Case Law (England & Wales)

There are 2 main cases that are relevant for private parking, these of Arthur v. Anker [1996] 2 WLR 602 and Vine v. Waltham Forest London BC [2000] 1 WLR 2383, which are cases concerned with whether an offending driver parking on private land consented to their vehicles being wheel clamped or not. Such consent being a defence (within England and Wales: contrast the position in Scotland: Black v. Carmichael (1992) SCCR 709) to the tort of unlawful interference with goods. Strictly speaking those cases are not directly in point because they are concerned with whether the driver was able to recover the fees that they had paid over to release their cars as being the damage that they had suffered as a result of the alleged unlawful interference i.e the imposition of the wheel clamp. Those cases do not specifically address the question of whether parking charges could be recovered on a contractual basis or not. Nevertheless those cases do consider the question of “consent” based upon notices which is of course clearly relevant where the question of whether a contract will have been formed or not is an “objective” rather than a subjective test: See Chitty on Contract, General Principles (28th Edition), paragraphs 2-02 and 2-024 to 2-027 and the cases there cited.

If an acceptor has conducted himself in a way that a reasonable observer would consider that he intended to accept a contractual offer made to him, that acceptor will be treated as having accepted that offer even if in fact he had no such subjective intention. Those principles are of course fairly similar to the principles that the Courts were grappling with in the Arthur v. Anker and Vine cases. The Courts will apply similar reasoning to the contractual analysis that parking companies are in fact concerned with.

The Vine v. Waltham Forest London BC case stated “the question whether a person voluntarily assumes a risk or consents to trespass to his or her property is to be judged objectively and not subjectively; once it is established that sufficient and adequate warning notices were in place, a car driver cannot be heard to say that he or she did not see the notice. Were that to be the law, it would be too easy for car drivers who trespass with their cars to evade the only method land owners have of stopping the unauthorised parking of cars in parking spaces or parking areas on their property" - This simply means that if sufficient warning signs are in place then the contract has been made.

The court of appeal agreed and Lord Justice Roche stated “To show that the car owner consented or willingly assumed the risk of his car being clamped, it has to be established that the car owner was aware of the consequences of his parking his car so that it trespassed on the land of another. That will be done by establishing that the car owner saw and understood the significance of a warning notice or notices that cars in that place without permission were liable to be clamped. Normally the presence of notices which are posted where they are bound to be seen, for example at the entrance to a private car park, which are of a type which the car driver would be bound to have read, will lead to a finding that the car driver had knowledge of and appreciated the warning.”

Lord Justice Waller confirmed the above by stating “But I would suggest that absent unusual circumstances, if it is established that a car driver saw a notice and if it is established that he appreciated that it contained terms in relation to the basis on which he was to come onto another's land, but did not read the notice, and thus fully understand the precise terms, he will not be able to say that he did not consent to, and willingly assume the risk of being clamped.

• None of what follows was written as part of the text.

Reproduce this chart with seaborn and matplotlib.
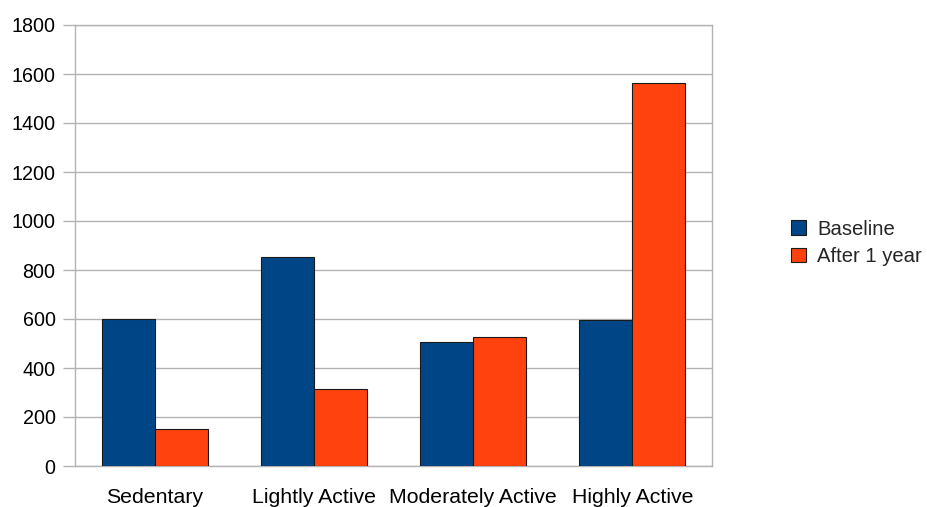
import matplotlib
matplotlib.use("Agg")
import matplotlib.pyplot as plt
import seaborn as sns
import pandas as pd
from matplotlib.patches import Patch
from matplotlib.ticker import FixedLocator

categories = ["Sedentary", "Lightly Active", "Moderately Active", "Highly Active"]
series_names = ["Baseline", "After 1 year"]
baseline = [600, 855, 505, 595]
after_1_year = [150, 315, 525, 1565]
y_ticks = [0, 200, 400, 600, 800, 1000, 1200, 1400, 1600, 1800]
colors = ["#004586", "#ff420e"]

df = pd.DataFrame({
    "Activity": categories * 2,
    "Series": [series_names[0]] * len(categories) + [series_names[1]] * len(categories),
    "Value": baseline + after_1_year,
})

sns.set_theme(style="white")
plt.rcParams["font.family"] = ["Liberation Sans", "DejaVu Sans"]

fig = plt.figure(figsize=(9.27, 5.07), dpi=100)
ax = fig.add_axes([75 / 927, 1 - 466 / 507, (712 - 75) / 927, (466 - 25) / 507])

sns.barplot(data=df, x="Activity", y="Value", hue="Series", order=categories,
            hue_order=series_names, palette=colors, saturation=1, width=0.667,
            dodge=True, edgecolor="#1a1a1a", linewidth=0.8, legend=False, ax=ax,
            zorder=3)

ax.set_xlim(-0.5, len(categories) - 0.5)
ax.set_ylim(0, 1800)
ax.set_yticks(y_ticks)
ax.set_yticklabels([str(v) for v in y_ticks], fontsize=14.2, color="#000000")
ax.set_xlabel("")
ax.set_ylabel("")
ax.grid(axis="y", color="#b3b3b3", linewidth=1, zorder=0)
ax.set_axisbelow(True)

ax.xaxis.set_minor_locator(FixedLocator([i - 0.5 for i in range(len(categories) + 1)]))
ax.tick_params(axis="x", which="major", length=0, pad=15.5, labelsize=15.3, labelcolor="#000000")
ax.tick_params(axis="x", which="minor", length=9, width=1, color="#b3b3b3", direction="out")
ax.tick_params(axis="y", which="major", length=9, width=1, color="#b3b3b3", direction="out",
               pad=5, left=True)

for side in ["left", "right", "bottom", "top"]:
    ax.spines[side].set_visible(True)
    ax.spines[side].set_color("#b3b3b3")
    ax.spines[side].set_linewidth(1)

handles = [Patch(facecolor=c, edgecolor="#1a1a1a", linewidth=0.8) for c in colors]
fig.legend(handles, series_names, loc="center left", bbox_to_anchor=(791 / 927, 1 - 243 / 507),
           frameon=False, fontsize=14.6, handlelength=0.75, handleheight=0.75,
           handletextpad=0.55, labelspacing=0.4, borderaxespad=0, borderpad=0)

fig.savefig("out.png", dpi=100, facecolor="white")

There is also the older case of Thornton v. Shoe Lane Parking Limited [1971] 2 WLR 585. That case concerned the issue of whether an injured plaintiff who had driven into a car park with an automated barrier was bound by the terms of an exclusion clause that was contained within a long set of terms and conditions that were not particularly well displayed. The Court of Appeal (and in particular Lord Denning MR) held that he was not. The contract was concluded only upon the terms of the notice that had been prominently displayed in the entrance way before he had taken his ticket at the barrier (which notice did not include the relevant exclusion clause). Lord Denning MR stating in particular at page 589 that a customer of a car park would only be bound by those terms that were displayed “reasonably sufficiently” so as to give him notice of it.

All 3 cases mentioned above are also relevant in Scotland for the issue of contractual acceptance.